In summary, the Court concludes that Ivy has not exhausted her administrative remedies under the PHRA with respect to her claims against any of the Individual Defendants. Accordingly, the INDIVIDUAL DEFENDANTS' MOTION TO DISMISS PLAINTIFF'S AMENDED COMPLAINT (Document No. 20) will be GRANTED and the Individual Defendants will be DISMISSED from the case. The caption will be amended to reflect that Verizon is the sole remaining Defendant.

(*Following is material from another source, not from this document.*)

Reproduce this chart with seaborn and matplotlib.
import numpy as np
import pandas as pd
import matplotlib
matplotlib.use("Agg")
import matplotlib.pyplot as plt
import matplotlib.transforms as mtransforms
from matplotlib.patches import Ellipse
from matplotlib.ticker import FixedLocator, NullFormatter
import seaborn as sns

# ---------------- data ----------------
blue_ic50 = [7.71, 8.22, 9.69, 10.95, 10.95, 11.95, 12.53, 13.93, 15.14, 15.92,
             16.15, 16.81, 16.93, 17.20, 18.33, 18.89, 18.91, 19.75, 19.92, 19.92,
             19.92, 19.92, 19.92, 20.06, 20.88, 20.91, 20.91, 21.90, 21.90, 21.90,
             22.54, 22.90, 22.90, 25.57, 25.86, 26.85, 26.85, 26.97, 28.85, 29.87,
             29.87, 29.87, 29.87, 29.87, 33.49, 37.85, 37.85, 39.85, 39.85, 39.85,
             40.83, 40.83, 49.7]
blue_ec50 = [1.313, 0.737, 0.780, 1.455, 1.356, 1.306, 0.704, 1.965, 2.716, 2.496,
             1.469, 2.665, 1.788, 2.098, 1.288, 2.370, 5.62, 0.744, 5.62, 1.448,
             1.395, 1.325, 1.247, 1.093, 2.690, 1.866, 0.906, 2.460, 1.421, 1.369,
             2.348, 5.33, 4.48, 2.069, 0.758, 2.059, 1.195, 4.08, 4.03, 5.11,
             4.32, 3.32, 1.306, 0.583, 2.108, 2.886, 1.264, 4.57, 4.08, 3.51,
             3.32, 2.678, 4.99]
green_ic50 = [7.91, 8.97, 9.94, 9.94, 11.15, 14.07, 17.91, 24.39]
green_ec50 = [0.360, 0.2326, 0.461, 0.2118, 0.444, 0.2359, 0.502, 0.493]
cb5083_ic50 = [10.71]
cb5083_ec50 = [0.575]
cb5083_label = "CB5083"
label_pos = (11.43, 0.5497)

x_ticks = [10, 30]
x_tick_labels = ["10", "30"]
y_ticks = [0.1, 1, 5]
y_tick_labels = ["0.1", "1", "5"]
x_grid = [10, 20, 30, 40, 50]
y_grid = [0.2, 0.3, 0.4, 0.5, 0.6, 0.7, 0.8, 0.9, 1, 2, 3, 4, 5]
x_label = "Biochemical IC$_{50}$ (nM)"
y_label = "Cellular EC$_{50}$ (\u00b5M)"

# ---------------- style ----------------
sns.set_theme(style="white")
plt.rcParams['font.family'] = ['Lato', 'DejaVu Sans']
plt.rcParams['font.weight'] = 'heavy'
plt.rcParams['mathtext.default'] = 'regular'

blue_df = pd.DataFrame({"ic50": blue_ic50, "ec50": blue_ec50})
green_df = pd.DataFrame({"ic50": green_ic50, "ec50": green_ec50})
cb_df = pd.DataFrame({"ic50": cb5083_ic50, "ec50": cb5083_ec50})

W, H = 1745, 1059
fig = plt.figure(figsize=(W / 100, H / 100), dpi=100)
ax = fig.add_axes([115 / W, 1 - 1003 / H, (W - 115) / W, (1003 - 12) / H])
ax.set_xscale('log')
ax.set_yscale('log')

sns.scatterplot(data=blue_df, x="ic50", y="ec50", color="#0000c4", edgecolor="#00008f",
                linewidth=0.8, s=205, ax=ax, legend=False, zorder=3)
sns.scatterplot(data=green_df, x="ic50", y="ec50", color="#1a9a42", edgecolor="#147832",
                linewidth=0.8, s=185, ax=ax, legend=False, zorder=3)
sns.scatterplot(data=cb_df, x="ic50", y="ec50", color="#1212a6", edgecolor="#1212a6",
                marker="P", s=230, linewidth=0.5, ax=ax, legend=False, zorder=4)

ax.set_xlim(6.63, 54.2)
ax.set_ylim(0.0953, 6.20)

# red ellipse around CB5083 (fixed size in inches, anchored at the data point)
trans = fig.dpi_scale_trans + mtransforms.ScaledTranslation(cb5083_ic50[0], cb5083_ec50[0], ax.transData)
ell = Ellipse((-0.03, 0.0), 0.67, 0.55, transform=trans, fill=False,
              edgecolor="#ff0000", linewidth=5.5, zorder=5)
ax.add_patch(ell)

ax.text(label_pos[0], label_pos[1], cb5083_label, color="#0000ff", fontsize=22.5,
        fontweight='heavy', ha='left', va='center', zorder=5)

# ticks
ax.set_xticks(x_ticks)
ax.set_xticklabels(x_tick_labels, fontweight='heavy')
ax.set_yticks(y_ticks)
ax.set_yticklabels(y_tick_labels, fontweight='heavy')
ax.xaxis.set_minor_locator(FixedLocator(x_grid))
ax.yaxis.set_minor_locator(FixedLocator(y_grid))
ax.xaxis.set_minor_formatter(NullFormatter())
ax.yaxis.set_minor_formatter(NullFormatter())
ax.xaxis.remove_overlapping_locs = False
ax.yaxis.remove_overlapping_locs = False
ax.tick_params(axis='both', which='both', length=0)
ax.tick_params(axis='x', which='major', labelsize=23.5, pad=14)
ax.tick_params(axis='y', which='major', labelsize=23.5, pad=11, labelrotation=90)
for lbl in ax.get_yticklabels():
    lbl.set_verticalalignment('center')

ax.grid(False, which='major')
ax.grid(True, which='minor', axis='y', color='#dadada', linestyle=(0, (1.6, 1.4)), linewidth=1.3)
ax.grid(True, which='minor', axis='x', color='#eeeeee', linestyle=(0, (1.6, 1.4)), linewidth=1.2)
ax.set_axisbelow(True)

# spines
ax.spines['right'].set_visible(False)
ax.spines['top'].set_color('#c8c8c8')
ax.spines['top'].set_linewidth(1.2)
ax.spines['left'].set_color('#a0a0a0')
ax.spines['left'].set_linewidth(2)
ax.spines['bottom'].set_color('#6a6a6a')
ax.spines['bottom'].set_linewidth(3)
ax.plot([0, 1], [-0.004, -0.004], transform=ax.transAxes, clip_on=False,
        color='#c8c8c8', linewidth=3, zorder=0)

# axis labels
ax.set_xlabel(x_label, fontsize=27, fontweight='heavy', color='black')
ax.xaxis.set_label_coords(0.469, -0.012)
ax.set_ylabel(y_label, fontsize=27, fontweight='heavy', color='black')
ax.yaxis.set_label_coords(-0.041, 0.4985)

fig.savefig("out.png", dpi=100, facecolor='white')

An appropriate Order follows.

McVerry, J.

IN THE UNITED STATES DISTRICT COURT FOR THE WESTERN DISTRICT OF PENNSYLVANIA

SUOODA IVY

Plaintiff, v. VERIZON PENNSYLVANIA, INC. ) a Pennsylvania corporation, KIMBERLY ONESKO an adult individual, DEANNA WYETH ) an adult individual, SUSAN NELSON an adult individual and MICHELLE BOTTI ) an adult individual Defendants.

2:10-cv-1641

AND NOW, this 29th day of April, 2011, in accordance with the foregoing Memorandum Opinion, it is hereby ORDERED, ADJUDGED and DECREED that:

VERIZON PENNSYLVANIA INC.'S MOTION TO DISMISS COUNT III OF AMENDED COMPLAINT (Document No. 18) is GRANTED and Count III of the Amended Complaint is DISMISSED WITHOUT PREJUDICE; and

The INDIVIDUAL DEFENDANTS' MOTION TO DISMISS PLAINTIFF'S AMENDED COMPLAINT (Document No. 20) is GRANTED and the Individual Defendants are DISMISSED as parties.

The caption is hereby amended to reflect that Verizon is the sole Defendant, as follows:

2:10-cv-1641

SUOODA IVY an adult individual, Plaintiff, v. VERIZON PENNSYLVANIA, INC. a Pennsylvania corporation, Defendant.